→ **Task details**
Give back the full listing verbatim, apart from its images.

→ **Dataset section**
⁂
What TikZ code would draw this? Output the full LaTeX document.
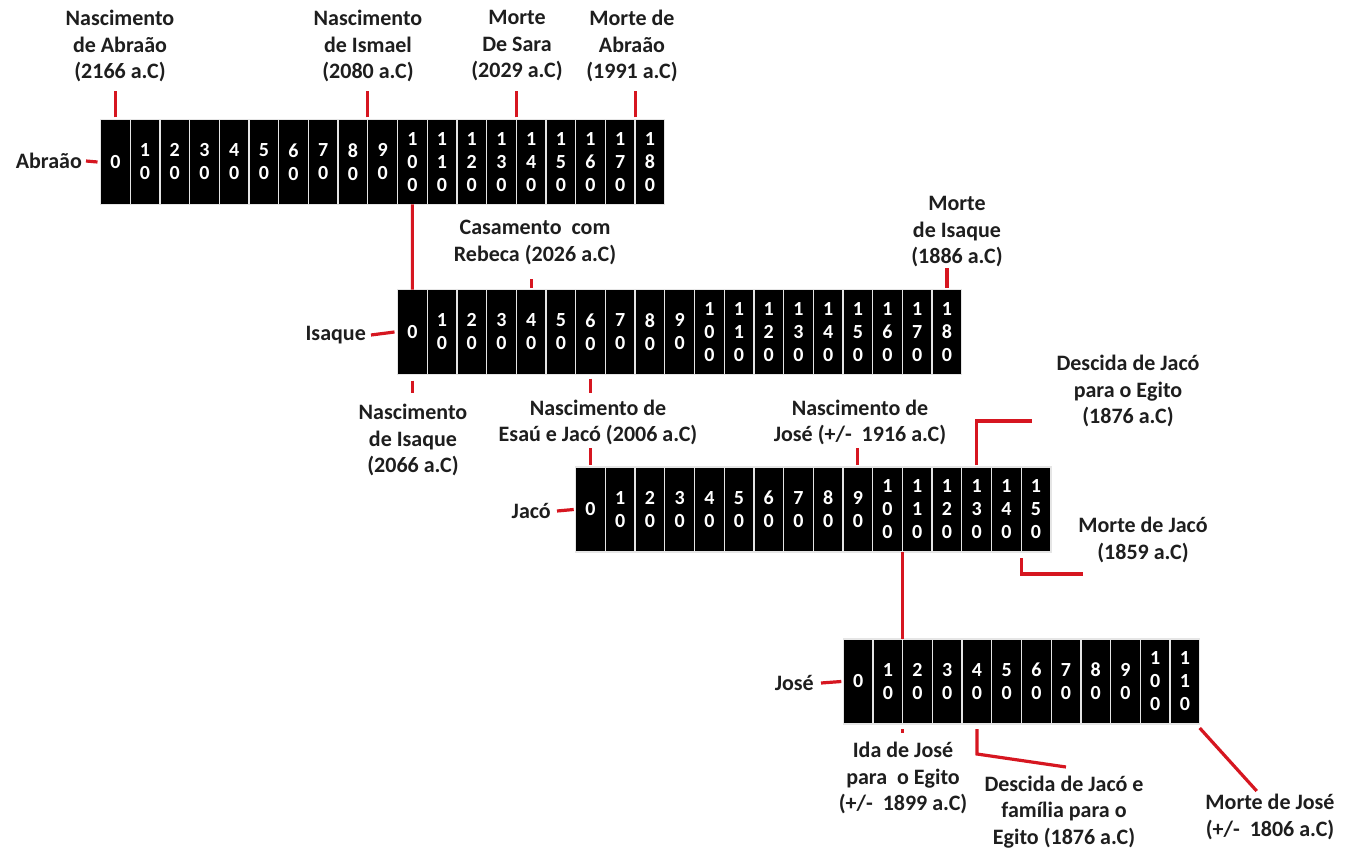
\documentclass[tikz,border=0pt]{standalone}
\usepackage{fontspec}
\setmainfont{Carlito}
\usetikzlibrary{calc}
\definecolor{tred}{RGB}{214,22,32}
\definecolor{ttext}{RGB}{30,30,30}
\tikzset{
 cell/.style={fill=black, draw=white!80!gray, line width=1.3pt, minimum width=29.7pt, minimum height=85pt, inner sep=0pt, outer sep=0pt, text=white, font=\fontsize{20}{23}\selectfont\bfseries, align=center},
 lab/.style={font=\fontsize{22}{26.5}\selectfont\bfseries, text=ttext, align=center, inner sep=0pt},
 who/.style={lab, anchor=east},
 tick/.style={draw=tred, line width=3.2pt},
}
\newcommand\timebar[4]{%
 \foreach \i in {0,...,#4}{%
   \pgfmathtruncatemacro\tens{\i-10}%
   \ifnum\i=0 \def\txt{0}\else\ifnum\i<10 \edef\txt{\i\noexpand\\0}\else\edef\txt{1\noexpand\\\tens\noexpand\\0}\fi\fi
   \node[cell] (#1\i) at ({#2+\i*29.7},#3) {\txt};
 }}
\begin{document}
\begin{tikzpicture}[x=1pt,y=-1pt]
\useasboundingbox[fill=white] (0,0) rectangle (1349,853);
% bars
\timebar{a}{115.35}{162}{18}
\timebar{i}{412.35}{332}{18}
\timebar{j}{590.55}{509.5}{15}
\timebar{s}{858.15}{681.5}{11}
% names
\node[who] (nA) at (82,161) {Abraão};
\node[who] (nI) at (366,335) {Isaque};
\node[who] (nJ) at (551,511) {Jacó};
\node[who] (nS) at (814,683) {José};
\draw[tick] ($(nA.east)+(4,0)$) -- ($(a0.west)+(-3,0)$);
\draw[tick] ($(nI.east)+(5,0)$) -- ($(i0.west)+(-3,0)$);
\draw[tick] ($(nJ.east)+(6,0)$) -- ($(j0.west)+(-2,0)$);
\draw[tick] ($(nS.east)+(7,0)$) -- ($(s0.west)+(-2,0)$);
% labels above Abraao
\node[lab] (l1) at (120,46) {Nascimento\\de Abraão\\(2166 a.C)};
\node[lab] (l2) at (368,46) {Nascimento\\de Ismael\\(2080 a.C)};
\node[lab] (l3) at (517,46) {Morte\\De Sara\\(2029 a.C)};
\node[lab] (l4) at (632,46) {Morte de\\Abraão\\(1991 a.C)};
\draw[tick] ($(a0.north)+(0,-2)$) -- ++(0,-26);
\draw[tick] ($(a8.north east)+(0,-2)$) -- ++(0,-26);
\draw[tick] ($(a13.north east)+(0,-2)$) -- ++(0,-26);
\draw[tick] ($(a17.north east)+(0,-2)$) -- ++(0,-26);
\draw[tick] (a10.south) -- (i0.north);
% Isaque labels
\node[lab] (l5) at (535,242.5) {Casamento~~com\\Rebeca (2026 a.C)};
\node[lab] (l6) at (957,232) {Morte\\de Isaque\\(1886 a.C)};
\node[lab] (l7) at (413,440) {Nascimento\\de Isaque\\(2066 a.C)};
\node[lab] (l8) at (598,422.5) {Nascimento de\\Esaú e Jacó (2006 a.C)};
\draw[tick] ($(i4.north)+(0,-2)$) -- ++(0,-9);
\draw[tick] ($(i18.north)+(0,-2)$) -- ++(0,-20);
\draw[tick] ($(i0.south)+(0,6)$) -- ++(0,12);
\draw[tick] ($(i6.south)+(0,4)$) -- ++(0,14);
\draw[tick] ($(j0.north)+(0,-2)$) -- ++(0,-17);
% Jaco labels
\node[lab] (l9) at (860,422.5) {Nascimento de\\José (+/-~ 1916 a.C)};
\node[lab] (l10) at (1128,391) {Descida de Jacó\\para o Egito\\(1876 a.C)};
\node[lab] (l11) at (1143,540) {Morte de Jacó\\(1859 a.C)};
\draw[tick] ($(j9.north)+(0,-2)$) -- ++(0,-17);
\draw[tick] ($(j13.north)+(0,-2)$) |- ++(55,-44);
\draw[tick] ($(j14.south east)+(0,6)$) |- ++(62,16);
\draw[tick] (j10.south east) -- (j10.south east |- s1.north);
% Jose labels
\node[lab] (l12) at (903,778) {Ida de José\\para~~o Egito\\(+/-~ 1899 a.C)};
\node[lab] (l13) at (1064,812) {Descida de Jacó e\\família para o\\Egito (1876 a.C)};
\node[lab] (l14) at (1270,817) {Morte de José\\(+/-~ 1806 a.C)};
\draw[tick] ($(s1.south east)+(0,5)$) -- ++(0,4);
\draw[tick] ($(s4.south)+(0,5)$) -- ++(0,25) -- ++(89,13);
\draw[tick] ($(s11.south east)+(0,4)$) -- ++(57,63);
\end{tikzpicture}
\end{document}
⁂
→ **Exercise result**
What TikZ code would draw this? Output the full LaTeX document.
\documentclass[tikz,border=0pt]{standalone}
\usepackage{fontspec}
\setmainfont{Carlito}
\usetikzlibrary{calc}
\definecolor{tred}{RGB}{214,22,32}
\definecolor{ttext}{RGB}{30,30,30}
\tikzset{
 cell/.style={fill=black, draw=white!80!gray, line width=1.3pt, minimum width=29.7pt, minimum height=85pt, inner sep=0pt, outer sep=0pt, text=white, font=\fontsize{20}{23}\selectfont\bfseries, align=center},
 lab/.style={font=\fontsize{22}{26.5}\selectfont\bfseries, text=ttext, align=center, inner sep=0pt},
 who/.style={lab, anchor=east},
 tick/.style={draw=tred, line width=3.2pt},
}
\newcommand\timebar[4]{%
 \foreach \i in {0,...,#4}{%
   \pgfmathtruncatemacro\tens{\i-10}%
   \ifnum\i=0 \def\txt{0}\else\ifnum\i<10 \edef\txt{\i\noexpand\\0}\else\edef\txt{1\noexpand\\\tens\noexpand\\0}\fi\fi
   \node[cell] (#1\i) at ({#2+\i*29.7},#3) {\txt};
 }}
\begin{document}
\begin{tikzpicture}[x=1pt,y=-1pt]
\useasboundingbox[fill=white] (0,0) rectangle (1349,853);
% bars
\timebar{a}{115.35}{162}{18}
\timebar{i}{412.35}{332}{18}
\timebar{j}{590.55}{509.5}{15}
\timebar{s}{858.15}{681.5}{11}
% names
\node[who] (nA) at (82,161) {Abraão};
\node[who] (nI) at (366,335) {Isaque};
\node[who] (nJ) at (551,511) {Jacó};
\node[who] (nS) at (814,683) {José};
\draw[tick] ($(nA.east)+(4,0)$) -- ($(a0.west)+(-3,0)$);
\draw[tick] ($(nI.east)+(5,0)$) -- ($(i0.west)+(-3,0)$);
\draw[tick] ($(nJ.east)+(6,0)$) -- ($(j0.west)+(-2,0)$);
\draw[tick] ($(nS.east)+(7,0)$) -- ($(s0.west)+(-2,0)$);
% labels above Abraao
\node[lab] (l1) at (120,46) {Nascimento\\de Abraão\\(2166 a.C)};
\node[lab] (l2) at (368,46) {Nascimento\\de Ismael\\(2080 a.C)};
\node[lab] (l3) at (517,46) {Morte\\De Sara\\(2029 a.C)};
\node[lab] (l4) at (632,46) {Morte de\\Abraão\\(1991 a.C)};
\draw[tick] ($(a0.north)+(0,-2)$) -- ++(0,-26);
\draw[tick] ($(a8.north east)+(0,-2)$) -- ++(0,-26);
\draw[tick] ($(a13.north east)+(0,-2)$) -- ++(0,-26);
\draw[tick] ($(a17.north east)+(0,-2)$) -- ++(0,-26);
\draw[tick] (a10.south) -- (i0.north);
% Isaque labels
\node[lab] (l5) at (535,242.5) {Casamento~~com\\Rebeca (2026 a.C)};
\node[lab] (l6) at (957,232) {Morte\\de Isaque\\(1886 a.C)};
\node[lab] (l7) at (413,440) {Nascimento\\de Isaque\\(2066 a.C)};
\node[lab] (l8) at (598,422.5) {Nascimento de\\Esaú e Jacó (2006 a.C)};
\draw[tick] ($(i4.north)+(0,-2)$) -- ++(0,-9);
\draw[tick] ($(i18.north)+(0,-2)$) -- ++(0,-20);
\draw[tick] ($(i0.south)+(0,6)$) -- ++(0,12);
\draw[tick] ($(i6.south)+(0,4)$) -- ++(0,14);
\draw[tick] ($(j0.north)+(0,-2)$) -- ++(0,-17);
% Jaco labels
\node[lab] (l9) at (860,422.5) {Nascimento de\\José (+/-~ 1916 a.C)};
\node[lab] (l10) at (1128,391) {Descida de Jacó\\para o Egito\\(1876 a.C)};
\node[lab] (l11) at (1143,540) {Morte de Jacó\\(1859 a.C)};
\draw[tick] ($(j9.north)+(0,-2)$) -- ++(0,-17);
\draw[tick] ($(j13.north)+(0,-2)$) |- ++(55,-44);
\draw[tick] ($(j14.south east)+(0,6)$) |- ++(62,16);
\draw[tick] (j10.south east) -- (j10.south east |- s1.north);
% Jose labels
\node[lab] (l12) at (903,778) {Ida de José\\para~~o Egito\\(+/-~ 1899 a.C)};
\node[lab] (l13) at (1064,812) {Descida de Jacó e\\família para o\\Egito (1876 a.C)};
\node[lab] (l14) at (1270,817) {Morte de José\\(+/-~ 1806 a.C)};
\draw[tick] ($(s1.south east)+(0,5)$) -- ++(0,4);
\draw[tick] ($(s4.south)+(0,5)$) -- ++(0,25) -- ++(89,13);
\draw[tick] ($(s11.south east)+(0,4)$) -- ++(57,63);
\end{tikzpicture}
\end{document}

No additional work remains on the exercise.